* Written problem
Take the lines from the beginning of the material through the line containing "zero_off = -(H - H * 10 / 45)" and retype them exactly, leaving the pictures out.
....................
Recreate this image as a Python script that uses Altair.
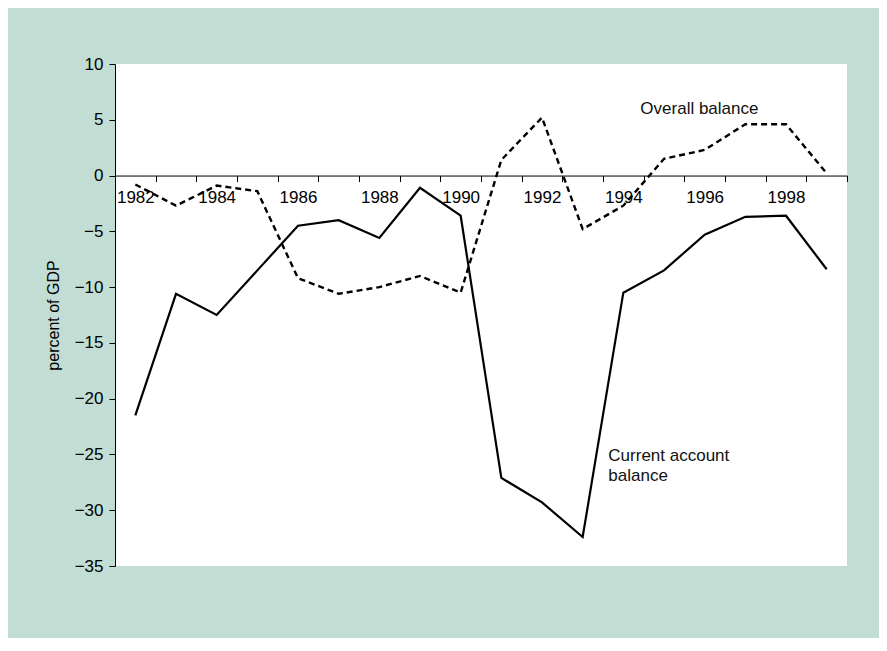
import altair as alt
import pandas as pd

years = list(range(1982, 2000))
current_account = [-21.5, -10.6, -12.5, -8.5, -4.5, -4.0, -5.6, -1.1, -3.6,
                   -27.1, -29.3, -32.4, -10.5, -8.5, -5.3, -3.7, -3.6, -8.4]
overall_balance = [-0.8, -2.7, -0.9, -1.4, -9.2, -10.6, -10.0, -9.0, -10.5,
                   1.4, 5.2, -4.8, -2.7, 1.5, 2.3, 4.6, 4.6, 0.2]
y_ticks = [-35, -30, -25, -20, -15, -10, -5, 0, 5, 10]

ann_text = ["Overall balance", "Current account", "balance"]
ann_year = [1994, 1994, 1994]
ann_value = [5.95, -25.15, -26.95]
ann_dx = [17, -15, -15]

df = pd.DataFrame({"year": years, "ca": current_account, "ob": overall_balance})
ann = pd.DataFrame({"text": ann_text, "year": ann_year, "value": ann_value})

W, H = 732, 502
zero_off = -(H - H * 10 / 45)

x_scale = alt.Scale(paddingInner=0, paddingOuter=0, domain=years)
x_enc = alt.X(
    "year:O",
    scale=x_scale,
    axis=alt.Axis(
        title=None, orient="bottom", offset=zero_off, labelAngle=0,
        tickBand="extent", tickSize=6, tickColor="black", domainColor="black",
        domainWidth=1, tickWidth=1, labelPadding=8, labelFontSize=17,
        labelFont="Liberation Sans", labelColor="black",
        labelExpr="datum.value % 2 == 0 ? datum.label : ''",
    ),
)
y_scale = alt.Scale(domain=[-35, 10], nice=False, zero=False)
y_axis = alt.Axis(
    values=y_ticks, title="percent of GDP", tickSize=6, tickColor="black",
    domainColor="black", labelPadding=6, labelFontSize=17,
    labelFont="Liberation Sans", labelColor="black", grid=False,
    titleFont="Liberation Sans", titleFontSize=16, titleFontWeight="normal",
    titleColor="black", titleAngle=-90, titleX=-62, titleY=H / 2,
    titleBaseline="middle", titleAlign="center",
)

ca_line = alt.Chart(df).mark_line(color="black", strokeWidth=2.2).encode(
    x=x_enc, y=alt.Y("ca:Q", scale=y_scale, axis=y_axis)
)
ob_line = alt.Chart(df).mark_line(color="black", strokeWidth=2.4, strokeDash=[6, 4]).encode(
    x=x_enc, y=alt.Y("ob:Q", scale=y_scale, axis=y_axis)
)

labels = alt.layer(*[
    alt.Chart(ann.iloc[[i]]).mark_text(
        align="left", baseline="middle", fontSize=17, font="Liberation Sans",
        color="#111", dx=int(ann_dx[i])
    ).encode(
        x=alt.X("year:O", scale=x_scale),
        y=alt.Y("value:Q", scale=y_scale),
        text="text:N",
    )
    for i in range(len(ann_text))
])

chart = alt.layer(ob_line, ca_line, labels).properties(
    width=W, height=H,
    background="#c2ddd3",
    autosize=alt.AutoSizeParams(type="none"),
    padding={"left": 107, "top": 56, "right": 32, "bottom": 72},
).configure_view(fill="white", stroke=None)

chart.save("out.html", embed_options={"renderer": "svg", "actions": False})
....................
* The solution
Recreate this image as a Python script that uses Altair.
import altair as alt
import pandas as pd

years = list(range(1982, 2000))
current_account = [-21.5, -10.6, -12.5, -8.5, -4.5, -4.0, -5.6, -1.1, -3.6,
                   -27.1, -29.3, -32.4, -10.5, -8.5, -5.3, -3.7, -3.6, -8.4]
overall_balance = [-0.8, -2.7, -0.9, -1.4, -9.2, -10.6, -10.0, -9.0, -10.5,
                   1.4, 5.2, -4.8, -2.7, 1.5, 2.3, 4.6, 4.6, 0.2]
y_ticks = [-35, -30, -25, -20, -15, -10, -5, 0, 5, 10]

ann_text = ["Overall balance", "Current account", "balance"]
ann_year = [1994, 1994, 1994]
ann_value = [5.95, -25.15, -26.95]
ann_dx = [17, -15, -15]

df = pd.DataFrame({"year": years, "ca": current_account, "ob": overall_balance})
ann = pd.DataFrame({"text": ann_text, "year": ann_year, "value": ann_value})

W, H = 732, 502
zero_off = -(H - H * 10 / 45)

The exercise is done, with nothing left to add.